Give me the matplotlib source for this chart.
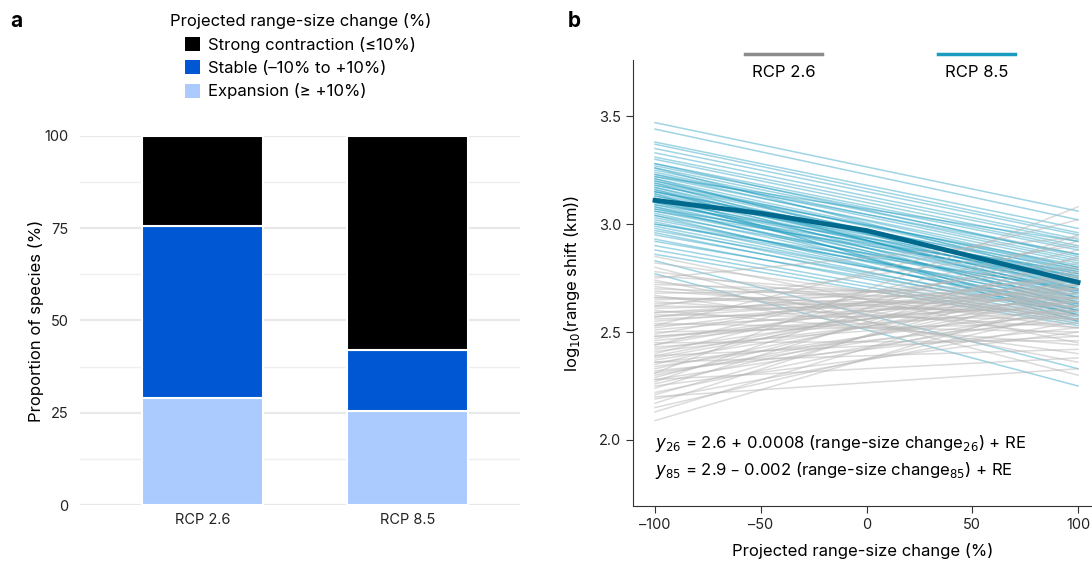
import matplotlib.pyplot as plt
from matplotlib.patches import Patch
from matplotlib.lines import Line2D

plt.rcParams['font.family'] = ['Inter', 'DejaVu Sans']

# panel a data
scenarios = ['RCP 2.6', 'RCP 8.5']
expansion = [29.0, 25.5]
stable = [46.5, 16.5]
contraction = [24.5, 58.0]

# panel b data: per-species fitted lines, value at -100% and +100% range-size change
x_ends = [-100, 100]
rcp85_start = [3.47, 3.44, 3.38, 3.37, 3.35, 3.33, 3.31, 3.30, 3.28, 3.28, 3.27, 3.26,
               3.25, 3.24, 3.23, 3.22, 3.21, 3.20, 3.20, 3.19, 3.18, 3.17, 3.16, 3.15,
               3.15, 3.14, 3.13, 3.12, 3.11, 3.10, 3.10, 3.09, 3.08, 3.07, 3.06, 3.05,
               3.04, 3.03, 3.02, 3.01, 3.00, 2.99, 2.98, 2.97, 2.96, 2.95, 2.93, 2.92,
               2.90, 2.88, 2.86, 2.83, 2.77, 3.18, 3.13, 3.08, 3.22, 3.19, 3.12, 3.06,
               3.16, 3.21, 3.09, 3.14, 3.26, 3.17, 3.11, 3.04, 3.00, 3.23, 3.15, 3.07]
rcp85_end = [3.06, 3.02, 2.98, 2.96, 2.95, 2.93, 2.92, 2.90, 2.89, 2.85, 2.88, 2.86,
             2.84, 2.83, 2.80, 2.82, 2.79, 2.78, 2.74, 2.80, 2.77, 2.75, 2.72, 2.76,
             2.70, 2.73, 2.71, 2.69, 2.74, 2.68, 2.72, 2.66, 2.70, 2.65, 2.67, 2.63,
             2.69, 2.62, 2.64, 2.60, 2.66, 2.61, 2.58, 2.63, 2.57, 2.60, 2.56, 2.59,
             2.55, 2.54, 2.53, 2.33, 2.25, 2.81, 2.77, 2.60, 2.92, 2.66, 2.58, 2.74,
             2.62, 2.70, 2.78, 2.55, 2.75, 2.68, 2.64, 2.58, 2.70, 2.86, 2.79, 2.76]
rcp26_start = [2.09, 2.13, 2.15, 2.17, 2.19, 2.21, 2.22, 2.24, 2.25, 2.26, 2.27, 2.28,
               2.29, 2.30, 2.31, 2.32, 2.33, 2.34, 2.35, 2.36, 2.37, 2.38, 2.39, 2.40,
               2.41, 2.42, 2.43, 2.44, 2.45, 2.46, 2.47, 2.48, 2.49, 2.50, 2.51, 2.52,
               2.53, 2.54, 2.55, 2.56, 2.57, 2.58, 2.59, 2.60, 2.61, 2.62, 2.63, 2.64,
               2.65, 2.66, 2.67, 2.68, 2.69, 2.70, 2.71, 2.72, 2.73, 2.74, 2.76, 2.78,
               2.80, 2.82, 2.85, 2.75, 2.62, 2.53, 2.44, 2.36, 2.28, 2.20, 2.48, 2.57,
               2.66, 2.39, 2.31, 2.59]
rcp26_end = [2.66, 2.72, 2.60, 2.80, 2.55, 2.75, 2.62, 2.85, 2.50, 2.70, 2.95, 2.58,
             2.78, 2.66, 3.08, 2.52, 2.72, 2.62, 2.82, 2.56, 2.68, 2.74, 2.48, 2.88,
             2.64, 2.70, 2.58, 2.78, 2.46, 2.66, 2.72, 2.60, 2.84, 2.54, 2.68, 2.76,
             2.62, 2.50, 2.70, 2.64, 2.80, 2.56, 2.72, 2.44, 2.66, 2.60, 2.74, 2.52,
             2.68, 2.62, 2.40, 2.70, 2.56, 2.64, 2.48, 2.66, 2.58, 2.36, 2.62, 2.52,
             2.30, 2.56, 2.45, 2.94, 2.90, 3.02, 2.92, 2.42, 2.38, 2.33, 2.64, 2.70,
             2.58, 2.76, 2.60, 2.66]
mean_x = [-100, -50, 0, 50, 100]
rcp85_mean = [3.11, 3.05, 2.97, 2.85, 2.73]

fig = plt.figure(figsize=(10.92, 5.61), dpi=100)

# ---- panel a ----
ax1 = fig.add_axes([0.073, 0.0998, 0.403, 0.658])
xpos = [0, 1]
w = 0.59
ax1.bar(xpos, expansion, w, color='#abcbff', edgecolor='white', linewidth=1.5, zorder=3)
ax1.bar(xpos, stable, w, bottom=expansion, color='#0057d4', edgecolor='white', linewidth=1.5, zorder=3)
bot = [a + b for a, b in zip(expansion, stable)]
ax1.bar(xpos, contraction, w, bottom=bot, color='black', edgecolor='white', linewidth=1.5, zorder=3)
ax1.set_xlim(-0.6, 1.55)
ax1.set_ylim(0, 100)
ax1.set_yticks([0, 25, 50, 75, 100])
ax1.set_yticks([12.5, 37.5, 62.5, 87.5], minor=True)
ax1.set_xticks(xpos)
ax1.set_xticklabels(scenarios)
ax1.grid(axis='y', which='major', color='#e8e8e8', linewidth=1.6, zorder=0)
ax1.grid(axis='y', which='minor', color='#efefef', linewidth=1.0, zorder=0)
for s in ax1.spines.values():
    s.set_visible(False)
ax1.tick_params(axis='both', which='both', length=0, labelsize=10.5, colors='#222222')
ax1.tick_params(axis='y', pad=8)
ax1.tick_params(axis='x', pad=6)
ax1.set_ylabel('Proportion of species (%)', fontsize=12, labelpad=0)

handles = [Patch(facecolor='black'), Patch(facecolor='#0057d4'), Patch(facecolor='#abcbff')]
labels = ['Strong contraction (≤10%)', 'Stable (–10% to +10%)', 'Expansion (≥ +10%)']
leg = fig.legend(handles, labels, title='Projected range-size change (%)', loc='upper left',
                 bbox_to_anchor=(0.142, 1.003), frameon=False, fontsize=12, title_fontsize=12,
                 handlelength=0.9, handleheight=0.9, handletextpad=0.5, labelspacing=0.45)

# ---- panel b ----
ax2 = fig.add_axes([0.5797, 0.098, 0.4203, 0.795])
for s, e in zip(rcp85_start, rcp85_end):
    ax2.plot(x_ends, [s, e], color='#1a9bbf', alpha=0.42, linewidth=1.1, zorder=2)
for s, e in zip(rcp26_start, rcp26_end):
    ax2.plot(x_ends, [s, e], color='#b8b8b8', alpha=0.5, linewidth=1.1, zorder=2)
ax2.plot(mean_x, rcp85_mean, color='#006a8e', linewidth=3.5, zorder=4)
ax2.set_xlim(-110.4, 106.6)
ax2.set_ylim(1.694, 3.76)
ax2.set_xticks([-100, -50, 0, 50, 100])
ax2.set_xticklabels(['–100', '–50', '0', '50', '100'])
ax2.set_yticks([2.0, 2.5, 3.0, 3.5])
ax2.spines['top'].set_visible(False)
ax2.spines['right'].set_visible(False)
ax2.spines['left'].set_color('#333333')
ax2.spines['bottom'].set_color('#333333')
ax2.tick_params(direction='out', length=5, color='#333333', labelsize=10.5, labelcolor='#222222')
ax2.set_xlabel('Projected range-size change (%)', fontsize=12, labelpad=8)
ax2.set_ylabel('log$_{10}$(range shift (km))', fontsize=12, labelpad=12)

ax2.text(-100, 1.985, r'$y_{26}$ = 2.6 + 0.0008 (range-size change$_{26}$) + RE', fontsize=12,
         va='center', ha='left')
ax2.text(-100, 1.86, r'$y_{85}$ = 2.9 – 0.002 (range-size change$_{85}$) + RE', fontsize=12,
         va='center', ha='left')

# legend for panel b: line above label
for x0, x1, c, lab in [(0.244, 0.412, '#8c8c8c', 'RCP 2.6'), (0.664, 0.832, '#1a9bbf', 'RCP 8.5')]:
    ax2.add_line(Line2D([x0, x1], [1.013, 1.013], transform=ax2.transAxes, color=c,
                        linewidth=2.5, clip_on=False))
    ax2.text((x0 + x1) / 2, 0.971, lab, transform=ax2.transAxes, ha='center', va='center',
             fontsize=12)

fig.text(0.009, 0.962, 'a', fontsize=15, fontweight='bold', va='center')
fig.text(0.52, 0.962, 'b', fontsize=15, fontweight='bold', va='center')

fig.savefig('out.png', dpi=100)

::::

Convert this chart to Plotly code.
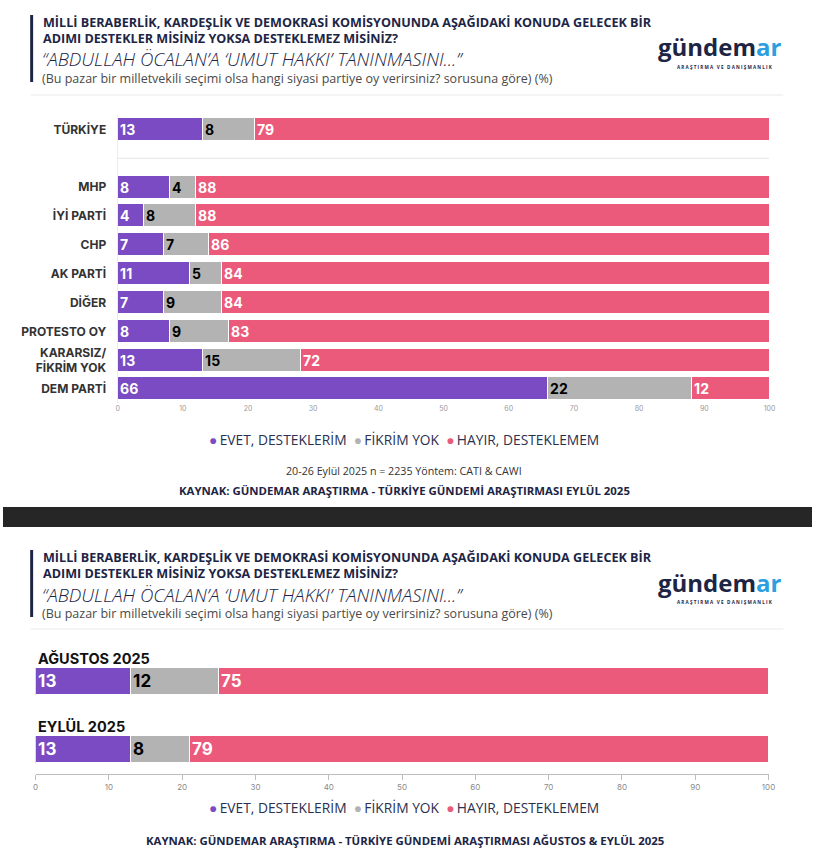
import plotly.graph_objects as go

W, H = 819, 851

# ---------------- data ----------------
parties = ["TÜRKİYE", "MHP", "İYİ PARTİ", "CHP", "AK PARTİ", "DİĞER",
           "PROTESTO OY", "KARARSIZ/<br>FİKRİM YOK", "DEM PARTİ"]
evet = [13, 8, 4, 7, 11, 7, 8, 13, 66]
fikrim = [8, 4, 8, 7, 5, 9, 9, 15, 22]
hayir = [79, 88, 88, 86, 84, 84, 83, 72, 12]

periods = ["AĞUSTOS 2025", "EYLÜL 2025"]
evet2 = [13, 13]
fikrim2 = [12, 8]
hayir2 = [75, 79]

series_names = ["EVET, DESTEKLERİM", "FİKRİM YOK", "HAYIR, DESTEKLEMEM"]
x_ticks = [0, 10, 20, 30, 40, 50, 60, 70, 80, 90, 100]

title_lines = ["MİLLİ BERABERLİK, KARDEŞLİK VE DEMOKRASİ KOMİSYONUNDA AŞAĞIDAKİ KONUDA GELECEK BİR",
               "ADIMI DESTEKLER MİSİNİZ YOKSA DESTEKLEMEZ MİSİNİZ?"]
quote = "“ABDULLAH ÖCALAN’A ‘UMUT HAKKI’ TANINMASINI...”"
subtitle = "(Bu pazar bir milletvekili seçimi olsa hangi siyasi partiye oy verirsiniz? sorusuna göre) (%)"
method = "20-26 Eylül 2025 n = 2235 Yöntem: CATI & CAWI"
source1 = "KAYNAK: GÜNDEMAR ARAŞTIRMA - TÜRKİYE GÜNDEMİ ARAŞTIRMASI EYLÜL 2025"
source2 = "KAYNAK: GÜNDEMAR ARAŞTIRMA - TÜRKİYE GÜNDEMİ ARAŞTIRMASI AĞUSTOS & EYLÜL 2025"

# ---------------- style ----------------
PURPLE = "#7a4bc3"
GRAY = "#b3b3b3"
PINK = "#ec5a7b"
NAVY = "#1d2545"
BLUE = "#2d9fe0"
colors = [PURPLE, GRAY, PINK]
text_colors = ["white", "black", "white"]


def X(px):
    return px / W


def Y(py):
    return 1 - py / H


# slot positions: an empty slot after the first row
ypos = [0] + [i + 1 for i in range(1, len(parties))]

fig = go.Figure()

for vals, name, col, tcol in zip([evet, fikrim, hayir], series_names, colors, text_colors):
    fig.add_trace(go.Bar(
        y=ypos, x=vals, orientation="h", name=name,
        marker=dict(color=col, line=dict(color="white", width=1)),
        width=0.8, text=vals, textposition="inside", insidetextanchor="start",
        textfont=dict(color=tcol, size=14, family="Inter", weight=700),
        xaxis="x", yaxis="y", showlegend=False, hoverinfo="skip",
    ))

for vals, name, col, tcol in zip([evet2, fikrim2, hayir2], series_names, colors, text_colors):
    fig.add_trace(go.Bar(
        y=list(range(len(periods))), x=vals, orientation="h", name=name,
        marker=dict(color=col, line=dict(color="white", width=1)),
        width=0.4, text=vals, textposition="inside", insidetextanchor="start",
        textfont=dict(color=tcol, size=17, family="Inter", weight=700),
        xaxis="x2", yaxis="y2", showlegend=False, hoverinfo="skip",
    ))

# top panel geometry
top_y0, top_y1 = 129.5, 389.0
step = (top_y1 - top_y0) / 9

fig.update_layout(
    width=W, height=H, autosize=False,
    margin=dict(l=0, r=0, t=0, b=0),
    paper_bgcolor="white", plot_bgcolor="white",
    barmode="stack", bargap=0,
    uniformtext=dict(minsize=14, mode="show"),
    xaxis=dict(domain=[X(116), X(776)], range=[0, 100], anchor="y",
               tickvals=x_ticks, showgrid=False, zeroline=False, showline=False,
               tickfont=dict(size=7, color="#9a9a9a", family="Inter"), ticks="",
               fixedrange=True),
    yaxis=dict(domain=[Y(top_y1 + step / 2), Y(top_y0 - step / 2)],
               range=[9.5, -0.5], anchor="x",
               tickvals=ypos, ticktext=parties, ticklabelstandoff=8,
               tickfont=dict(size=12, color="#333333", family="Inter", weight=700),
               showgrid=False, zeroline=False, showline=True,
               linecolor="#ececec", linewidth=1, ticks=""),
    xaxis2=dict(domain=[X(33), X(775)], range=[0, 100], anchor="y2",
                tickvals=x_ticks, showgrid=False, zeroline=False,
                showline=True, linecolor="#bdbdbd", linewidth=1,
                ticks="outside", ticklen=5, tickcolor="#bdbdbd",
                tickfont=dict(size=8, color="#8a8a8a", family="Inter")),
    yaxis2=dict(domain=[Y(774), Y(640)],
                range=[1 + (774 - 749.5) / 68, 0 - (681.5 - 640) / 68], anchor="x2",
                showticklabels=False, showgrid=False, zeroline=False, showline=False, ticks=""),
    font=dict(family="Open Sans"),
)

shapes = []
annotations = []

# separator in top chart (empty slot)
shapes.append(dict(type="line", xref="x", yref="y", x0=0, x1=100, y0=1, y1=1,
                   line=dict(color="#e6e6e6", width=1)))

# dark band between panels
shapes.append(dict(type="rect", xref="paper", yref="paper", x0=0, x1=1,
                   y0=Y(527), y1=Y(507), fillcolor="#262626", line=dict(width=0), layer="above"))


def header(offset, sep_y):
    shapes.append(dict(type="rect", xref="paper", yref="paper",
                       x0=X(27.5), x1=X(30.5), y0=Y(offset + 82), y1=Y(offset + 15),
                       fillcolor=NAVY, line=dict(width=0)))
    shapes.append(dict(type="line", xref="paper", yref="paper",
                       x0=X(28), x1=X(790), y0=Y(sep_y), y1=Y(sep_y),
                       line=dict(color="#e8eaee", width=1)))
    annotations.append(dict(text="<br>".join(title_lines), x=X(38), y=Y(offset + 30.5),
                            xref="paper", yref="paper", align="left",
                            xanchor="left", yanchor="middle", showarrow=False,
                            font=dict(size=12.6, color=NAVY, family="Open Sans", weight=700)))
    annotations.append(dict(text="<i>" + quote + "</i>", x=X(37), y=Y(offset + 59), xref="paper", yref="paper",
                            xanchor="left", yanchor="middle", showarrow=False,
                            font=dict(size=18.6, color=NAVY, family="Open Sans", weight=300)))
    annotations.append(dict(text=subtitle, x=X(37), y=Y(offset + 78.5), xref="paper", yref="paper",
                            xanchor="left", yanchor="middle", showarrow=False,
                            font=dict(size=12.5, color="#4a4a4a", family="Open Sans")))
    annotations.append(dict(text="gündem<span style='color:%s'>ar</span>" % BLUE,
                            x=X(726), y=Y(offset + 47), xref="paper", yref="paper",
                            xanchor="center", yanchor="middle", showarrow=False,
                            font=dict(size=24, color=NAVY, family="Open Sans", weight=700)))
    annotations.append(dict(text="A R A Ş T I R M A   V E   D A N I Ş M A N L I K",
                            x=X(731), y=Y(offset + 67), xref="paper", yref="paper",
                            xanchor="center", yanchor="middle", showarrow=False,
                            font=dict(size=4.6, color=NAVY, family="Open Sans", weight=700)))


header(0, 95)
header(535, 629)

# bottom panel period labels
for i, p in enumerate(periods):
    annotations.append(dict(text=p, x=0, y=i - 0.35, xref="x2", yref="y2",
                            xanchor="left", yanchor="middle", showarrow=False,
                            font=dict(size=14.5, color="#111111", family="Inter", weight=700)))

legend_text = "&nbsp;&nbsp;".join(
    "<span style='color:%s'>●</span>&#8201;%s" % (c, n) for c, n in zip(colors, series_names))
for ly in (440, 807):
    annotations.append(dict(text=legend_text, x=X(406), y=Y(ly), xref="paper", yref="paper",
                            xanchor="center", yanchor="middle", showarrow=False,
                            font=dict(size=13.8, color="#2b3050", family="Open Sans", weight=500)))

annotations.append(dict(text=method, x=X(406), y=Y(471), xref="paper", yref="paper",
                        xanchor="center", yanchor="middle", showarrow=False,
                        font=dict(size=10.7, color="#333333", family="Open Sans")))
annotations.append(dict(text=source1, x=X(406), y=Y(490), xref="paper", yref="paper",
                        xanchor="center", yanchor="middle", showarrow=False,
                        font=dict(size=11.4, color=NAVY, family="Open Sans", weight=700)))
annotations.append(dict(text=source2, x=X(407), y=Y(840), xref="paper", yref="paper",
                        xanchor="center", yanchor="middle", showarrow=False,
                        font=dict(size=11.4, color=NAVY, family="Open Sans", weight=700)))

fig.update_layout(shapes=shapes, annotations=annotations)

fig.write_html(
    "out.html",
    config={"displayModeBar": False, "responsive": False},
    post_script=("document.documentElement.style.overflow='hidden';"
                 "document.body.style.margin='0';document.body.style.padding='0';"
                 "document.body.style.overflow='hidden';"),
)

::::

*Task to complete:*
Look above for the line with "Give me the matplotlib source for this chart." and the line with "contraction = [24.5, 58.0]"; set down those two lines and all lines between them exactly, without pictures and without anything else.

*Response to this exercise:*
Give me the matplotlib source for this chart.
import matplotlib.pyplot as plt
from matplotlib.patches import Patch
from matplotlib.lines import Line2D

plt.rcParams['font.family'] = ['Inter', 'DejaVu Sans']

# panel a data
scenarios = ['RCP 2.6', 'RCP 8.5']
expansion = [29.0, 25.5]
stable = [46.5, 16.5]
contraction = [24.5, 58.0]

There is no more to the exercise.